Atlanta was seven hours distant from the oak hills of Perry County. Atlanta was a big city of skyscrapers and urban sprawl and muggings, murder and mayhem. She worried that he wouldn't be able to live in a nice neighborhood or make tuition payments.

Dot succumbed to empty nest blues. She cried, always out of Michael's sight, always careful not to let her sadness cause her son to alter his plans. One day she gathered her strength and told him, "Son, I'm behind you and whatever we have to do to get you to Atlanta, we'll do it."

Relieved to have his mother's blessing, Michael sat beside her at the kitchen table and revealed his grand plan. One day, after he graduated from college, when he got a job, Michael was going to buy a house and move her in with him.

That's not all. He wanted to open a crafts shop for her, let her sell ceramic figures lions, puppy dogs and praying angels. Maybe used clothing, too.

"Dot's Place" it could be called; payback for all the sacrifices she made in raising nine kids. Michael had seen how she rarely bought a new dress and her shoes had holes in them, yet in his closet hung new clothes and the latest sneakers. He remembered when all five of the boys were still living at home, how Dot would raise a fuss about how they looked in public, how she would scrub their jeans on an old-timey wash board to remove grass stains.

"If a mama is a mama, she wants her kids to look better than she does," she would say.

"You work too much," her youngest son told her often. All of her kids did.

And it was true. A single parent since Michael was 3, Dot worked as many as five jobs at a time and still managed to keep house.

Sometimes she would enter her home past midnight, at the end of her second-shift factory job and collapse into bed. But by the next morning she was rejuvenated, attacking the day with vigor.

"I know what I have to do and I don't expect nobody to pay my bills," she told her kids again and again.

Resolve and faith and plenty of brow sweat got her through some hard times, she reminded herself and her family as they sat in the waiting room between visits to see Michael.

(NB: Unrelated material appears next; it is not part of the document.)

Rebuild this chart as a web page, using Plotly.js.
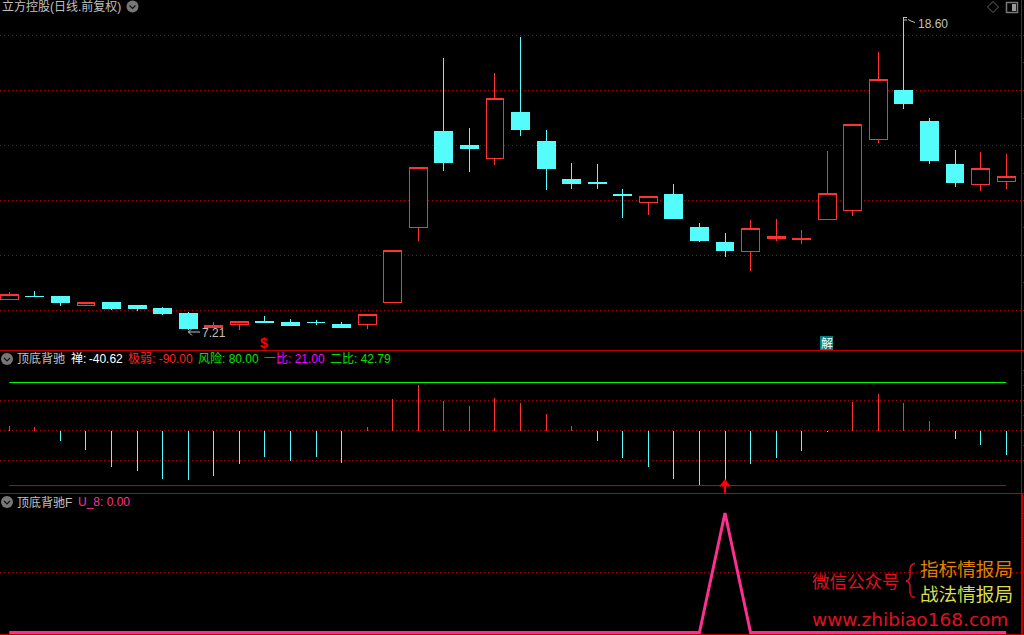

"This too shall pass," she said.

On the second day of Michael's coma, Dot and Mert retreated to the hospital chapel to pray. Dot knelt before a cross, holding her hands out as if to embrace God as words of supplication poured from her broken heart like water spilling from a dam.

Suddenly, she sensed a glow, a radiant light beaming on her face.

Dot opened her eyes, but saw only the lights in the chapel. She closed them again and the bright light returned.

"Mert," she said, gripping her daughter's arm excitedly. "He's gonna be all right. He's gonna make it."

Five days. Wait five days, the doctors said, and if he did not come out of the coma, then the family should consider removing the ventilator, letting him die.

Later on the second day, Michael opened his weak eyes.

No one was surprised when the first word he mouthed was "Mama."